WHAT IS BEING ASKED » Make an exact copy, from the records below, of the lines from the line containing "Give me the D3.js source for this chart." to the line containing "94.5], [9.89, 97.3]];", both lines included, excluding pictures.

Records with drawing code »
=====

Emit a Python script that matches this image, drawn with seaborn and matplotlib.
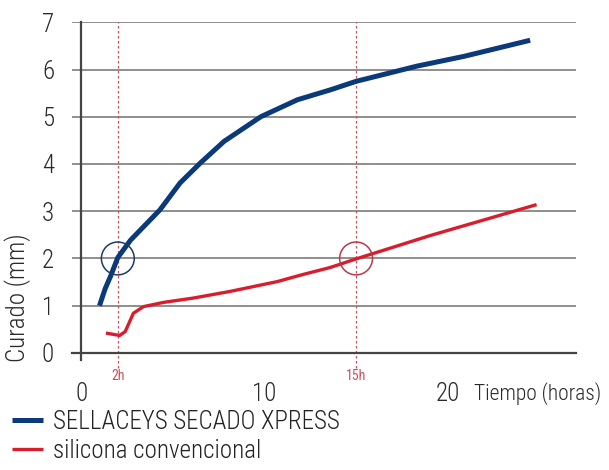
import numpy as np
import pandas as pd
import matplotlib
matplotlib.use('Agg')
import matplotlib.pyplot as plt
import seaborn as sns

# curing depth (mm) against time (hours)
xpress_h = [1.0, 1.3, 1.6, 2.0, 2.7, 3.6, 4.3, 5.4, 6.5, 7.8, 9.8, 11.8, 13.6, 15.0, 18.3, 20.9, 24.5]
xpress_mm = [1.0, 1.35, 1.62, 2.02, 2.39, 2.75, 3.03, 3.60, 4.02, 4.48, 5.0, 5.36, 5.57, 5.75, 6.07, 6.28, 6.62]

silicona_h = [1.35, 2.1, 2.4, 2.85, 3.4, 4.5, 6.1, 8.1, 10.7, 12.0, 13.6, 15.0, 19.0, 24.85]
silicona_mm = [0.42, 0.37, 0.45, 0.84, 0.98, 1.07, 1.16, 1.30, 1.51, 1.65, 1.81, 1.99, 2.48, 3.14]

labels = ['SELLACEYS SECADO XPRESS', 'silicona convencional']
mark_h = [2, 15]
mark_labels = ['2h', '15h']
mark_mm = [2, 2]

y_ticks = [0, 1, 2, 3, 4, 5, 6, 7]
x_major = [0, 10, 20]
x_minor = [0, 1, 2, 3, 4, 5, 6, 7, 8, 9, 10, 20]
minor_len = [6.5, 6.5, 0, 11, 16, 8.5, 16, 6.5, 16, 6.5, 16, 6.5]

BLUE = '#0b3a7a'
RED = '#d81e2c'
PINK = '#c8505c'
TXT = '#2a2a2a'

sns.set_style('white')
plt.rcParams['font.family'] = ['Roboto Condensed', 'DejaVu Sans']
plt.rcParams['font.weight'] = 300
plt.rcParams['axes.labelweight'] = 300
FS = 18

df_x = pd.DataFrame({'h': xpress_h, 'mm': xpress_mm})
df_s = pd.DataFrame({'h': silicona_h, 'mm': silicona_mm})

fig = plt.figure(figsize=(6.09, 4.70), dpi=100)
ax = fig.add_axes([72 / 609, 110 / 470, 504 / 609, 337.7 / 470])

sns.lineplot(data=df_x, x='h', y='mm', ax=ax, sort=False, estimator=None,
             color=BLUE, linewidth=3.6, label=labels[0], solid_capstyle='butt', zorder=4)
sns.lineplot(data=df_s, x='h', y='mm', ax=ax, sort=False, estimator=None,
             color=RED, linewidth=2.4, label=labels[1], solid_capstyle='butt', zorder=4)

# highlight circles
ax.scatter(mark_h[:1], mark_mm[:1], s=560, facecolors='none', edgecolors='#1d3b66', linewidths=1.1, zorder=5)
ax.scatter(mark_h[1:], mark_mm[1:], s=560, facecolors='none', edgecolors='#b83a48', linewidths=1.1, zorder=5)

# dashed reference lines
ax.vlines(mark_h, -0.32, 7, colors=PINK, linestyles=(0, (2, 2)), linewidth=0.9, clip_on=False, zorder=2)
for h, t in zip(mark_h, mark_labels):
    ax.text(h, -0.49, t, color=PINK, fontsize=10, fontweight=400, ha='center', va='center')

ax.set_xlim(-0.5, 27)
ax.set_ylim(-0.15, 7)

ax.set_yticks(y_ticks)
ax.set_yticklabels([str(v) for v in y_ticks])
ax.yaxis.grid(True, color='#707070', linewidth=1.1)
ax.xaxis.grid(False)
for gl, v in zip(ax.yaxis.get_gridlines(), y_ticks):
    if v == 4:
        gl.set_color('#111111')
        gl.set_linewidth(0.9)
ax.tick_params(axis='y', length=0, pad=19.5, labelsize=FS, labelcolor=TXT)

ax.xaxis.remove_overlapping_locs = False
ax.set_xticks(x_major)
ax.set_xticklabels([str(v) for v in x_major])
ax.set_xticks(x_minor, minor=True)
ax.tick_params(axis='x', which='major', length=0, pad=21, labelsize=FS, labelcolor=TXT)
ax.tick_params(axis='x', which='minor', direction='out', width=1.2, color='#444444')
for tk, ln in zip(ax.xaxis.get_minor_ticks(), minor_len):
    tk.tick1line.set_markersize(ln)

ax.text(21.45, -0.99, 'Tiempo (horas)', fontsize=15.5, color=TXT, ha='left', va='baseline')

for side in ['top', 'right']:
    ax.spines[side].set_visible(False)
ax.spines['left'].set_position(('data', 0))
ax.spines['bottom'].set_position(('data', 0))
for side in ['left', 'bottom']:
    ax.spines[side].set_color('#444444')
    ax.spines[side].set_linewidth(1.6)
ax.spines['bottom'].set_zorder(3)

ax.set_xlabel('')
ax.set_ylabel('Curado (mm)', fontsize=FS, color=TXT)
ax.yaxis.set_label_coords(-0.081, 0.184)

handles, labs = ax.get_legend_handles_labels()
ax.get_legend().remove()
fig.legend(handles, labs, loc='upper left', bbox_to_anchor=(12 / 609, 60 / 470),
           frameon=False, fontsize=FS, borderpad=0, borderaxespad=0,
           handlelength=1.25, handletextpad=0.4, labelspacing=0.2, labelcolor='#222222')

fig.savefig('out.png', dpi=100)
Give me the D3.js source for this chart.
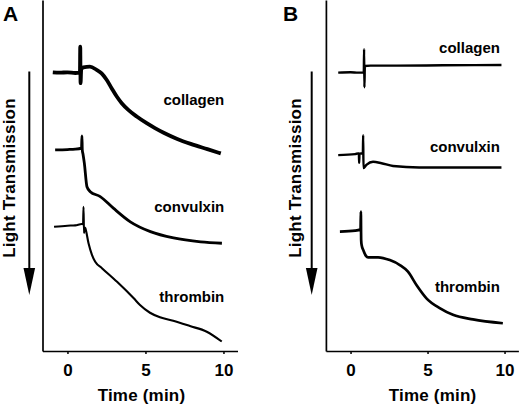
<!DOCTYPE html>
<html>
<head>
<meta charset="utf-8">
<script src="https://cdn.jsdelivr.net/npm/d3@7"></script>
<style>
  body { margin: 0; background: #fff; }
  text { font-family: "Liberation Sans", Arial, sans-serif; font-weight: bold; fill: #000; }
</style>
</head>
<body>
<div id="chart"></div>
<script>
// Aggregation traces, [time (min), light transmission (arbitrary units, increasing downward)]
const aCollagen = [[-0.94, 20.6], [-0.5, 20.7], [0, 20.6], [0.5, 20.8], [0.8, 20.7], [0.82, 13.3], [0.84, 23.7],
  [0.88, 19.9], [1.02, 19.2], [1.44, 19.0], [1.87, 19.9], [2.19, 20.9], [2.52, 22.8], [2.84, 25.2], [3.16, 27.5],
  [3.48, 29.4], [3.9, 31.3], [4.44, 33.2], [5.08, 35.1], [5.61, 36.5], [6.2, 37.9], [7.04, 39.6], [7.9, 41.0],
  [8.97, 42.5], [9.83, 43.7]];
const aConvulxin = [[-0.79, 42.7], [0, 42.6], [0.5, 42.5], [0.9, 42.2], [0.93, 38.7], [0.95, 42.7], [1.0, 44.0],
  [1.08, 46.4], [1.25, 53.2], [1.46, 54.6], [2.1, 56.0], [2.94, 59.3], [4.03, 63.2], [5.32, 66.0], [6.8, 67.8],
  [8.54, 68.9], [9.9, 69.3]];
const aThrombin = [[-0.86, 64.6], [0, 64.3], [0.5, 64.2], [0.92, 63.8], [1.0, 63.9], [1.03, 58.9], [1.06, 66.4],
  [1.1, 64.8], [1.14, 65.0], [1.35, 69.3], [1.57, 72.6], [1.78, 74.6], [2.21, 76.4], [3.18, 80.3], [4.25, 85.0],
  [4.65, 86.9], [5.29, 89.1], [5.93, 90.4], [6.78, 91.4], [7.85, 92.9], [8.93, 94.5], [9.89, 97.3]];

const bCollagen = [[-0.8, 20.7], [0, 20.6], [0.5, 20.7], [0.86, 20.7], [0.88, 14.0], [0.9, 24.9], [0.93, 18.8],
  [1.3, 18.7], [3, 18.7], [6, 18.6], [9.8, 18.5]];
const bConvulxin = [[-0.8, 44.2], [0.3, 43.9], [0.5, 43.7], [0.54, 43.7], [0.56, 46.4], [0.58, 43.8], [0.8, 43.7],
  [0.82, 38.5], [0.84, 47.9], [1.03, 47.0], [1.46, 46.1], [2.01, 46.5], [2.76, 47.3], [4.46, 47.7], [9.8, 47.7]];
const bThrombin = [[-0.69, 66.0], [0.3, 65.7], [0.65, 65.3], [0.67, 60.3], [0.69, 68.4], [0.72, 69.8], [0.85, 71.5],
  [1.0, 72.9], [1.14, 73.3], [1.79, 73.3], [2.55, 74.1], [3.2, 75.5], [3.73, 77.4], [4.28, 81.2], [4.93, 85.0],
  [5.79, 87.8], [6.65, 89.7], [7.95, 91.0], [9.89, 92.1]];

const agonists = ["collagen", "convulxin", "thrombin"];
const panelLetters = ["A", "B"];
const xTicks = [0, 5, 10];
const xTitle = "Time (min)";
const yTitle = "Light Transmission";

// Layout per panel
const panels = [
  { letter: panelLetters[0], traces: [aCollagen, aConvulxin, aThrombin], left: 42.5, right: 237.5,
    widths: [3.8, 2.8, 2.1], labelT: 10.05, labelY: [29.9, 60.3, 86.0], titleShift: -4,
    letterX: 3, arrowX: 29.3, yTitleX: 15 },
  { letter: panelLetters[1], traces: [bCollagen, bConvulxin, bThrombin], left: 325.9, right: 518.4,
    widths: [2.4, 2.4, 2.7], labelT: 9.7, labelY: [15.0, 43.2, 83.1], titleShift: 5,
    letterX: 283, arrowX: 311.7, yTitleX: 300.5 }
];

const width = 520;
const height = 408;
const plotBottom = 351;

const svg = d3.select("#chart")
  .append("svg")
  .attr("width", width)
  .attr("height", height);

const y = d3.scaleLinear().domain([0, 100]).range([0, plotBottom]);

panels.forEach((p) => {
  const x = d3.scaleLinear().domain([-1.6, 10.9]).range([p.left, p.right]);
  const g = svg.append("g");

  // axes
  const xAxis = g.append("g")
    .attr("transform", `translate(0,${plotBottom})`)
    .call(d3.axisBottom(x).tickValues(xTicks).tickSize(3).tickSizeOuter(0).tickPadding(10));
  xAxis.select(".domain").attr("stroke", "#000").attr("stroke-width", 1.7);
  xAxis.selectAll(".tick line").attr("stroke", "#000").attr("stroke-width", 1.5);
  xAxis.selectAll(".tick text")
    .style("font-size", "17px");

  const yAxis = g.append("g")
    .attr("transform", `translate(${p.left},0)`)
    .call(d3.axisLeft(y).tickValues([]).tickSizeOuter(0));
  yAxis.select(".domain").attr("stroke", "#000").attr("stroke-width", 1.7);

  // traces
  const line = d3.line()
    .x((d) => x(d[0]))
    .y((d) => y(d[1]))
    .curve(d3.curveMonotoneX);

  g.selectAll("path.trace")
    .data(p.traces)
    .enter()
    .append("path")
    .attr("class", "trace")
    .attr("d", line)
    .attr("fill", "none")
    .attr("stroke", "#000")
    .attr("stroke-width", (d, i) => p.widths[i])
    .attr("stroke-linejoin", "round");

  g.selectAll("text.agonist")
    .data(agonists)
    .enter()
    .append("text")
    .attr("class", "agonist")
    .attr("x", x(p.labelT))
    .attr("y", (d, i) => y(p.labelY[i]))
    .attr("text-anchor", "end")
    .style("font-size", "15px")
    .text((d) => d);

  // titles
  g.append("text")
    .attr("x", x(5) + p.titleShift)
    .attr("y", 401)
    .attr("text-anchor", "middle")
    .style("font-size", "17px")
    .style("letter-spacing", "0.2px")
    .text(xTitle);

  g.append("text")
    .attr("transform", `translate(${p.yTitleX},178) rotate(-90)`)
    .attr("text-anchor", "middle")
    .style("font-size", "17px")
    .style("letter-spacing", "0.2px")
    .text(yTitle);

  g.append("text")
    .attr("x", p.letterX)
    .attr("y", 21)
    .style("font-size", "21px")
    .text(p.letter);

  // downward arrow
  g.append("line")
    .attr("x1", p.arrowX).attr("x2", p.arrowX)
    .attr("y1", 71.5).attr("y2", 272)
    .attr("stroke", "#000")
    .attr("stroke-width", 2);
  g.append("path")
    .attr("d", `M${p.arrowX - 5.8},268L${p.arrowX + 5.8},268L${p.arrowX},295Z`)
    .attr("fill", "#000");
});
</script>
</body>
</html>
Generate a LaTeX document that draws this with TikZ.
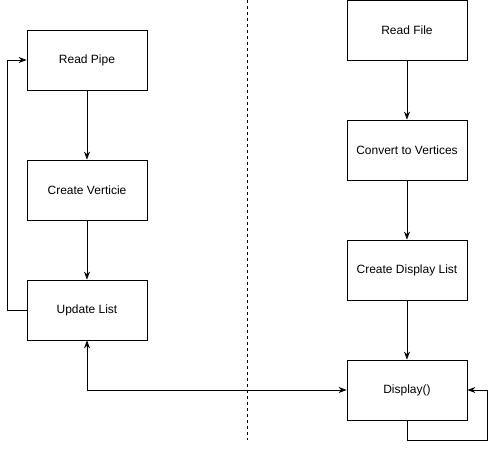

=====

OUTPUT BELOW »
Give me the D3.js source for this chart.
<!DOCTYPE html>
<html>
<head>
<meta charset="utf-8">
<script src="https://cdn.jsdelivr.net/npm/d3@7"></script>
<style>
  body { margin: 0; background: #fff; }
  text { font-family: "Liberation Sans", Arial, sans-serif; font-weight: bold; fill: #000; }
</style>
</head>
<body>
<div id="chart"></div>
<script>
// Aggregation traces, [time (min), light transmission (arbitrary units, increasing downward)]
const aCollagen = [[-0.94, 20.6], [-0.5, 20.7], [0, 20.6], [0.5, 20.8], [0.8, 20.7], [0.82, 13.3], [0.84, 23.7],
  [0.88, 19.9], [1.02, 19.2], [1.44, 19.0], [1.87, 19.9], [2.19, 20.9], [2.52, 22.8], [2.84, 25.2], [3.16, 27.5],
  [3.48, 29.4], [3.9, 31.3], [4.44, 33.2], [5.08, 35.1], [5.61, 36.5], [6.2, 37.9], [7.04, 39.6], [7.9, 41.0],
  [8.97, 42.5], [9.83, 43.7]];
const aConvulxin = [[-0.79, 42.7], [0, 42.6], [0.5, 42.5], [0.9, 42.2], [0.93, 38.7], [0.95, 42.7], [1.0, 44.0],
  [1.08, 46.4], [1.25, 53.2], [1.46, 54.6], [2.1, 56.0], [2.94, 59.3], [4.03, 63.2], [5.32, 66.0], [6.8, 67.8],
  [8.54, 68.9], [9.9, 69.3]];
const aThrombin = [[-0.86, 64.6], [0, 64.3], [0.5, 64.2], [0.92, 63.8], [1.0, 63.9], [1.03, 58.9], [1.06, 66.4],
  [1.1, 64.8], [1.14, 65.0], [1.35, 69.3], [1.57, 72.6], [1.78, 74.6], [2.21, 76.4], [3.18, 80.3], [4.25, 85.0],
  [4.65, 86.9], [5.29, 89.1], [5.93, 90.4], [6.78, 91.4], [7.85, 92.9], [8.93, 94.5], [9.89, 97.3]];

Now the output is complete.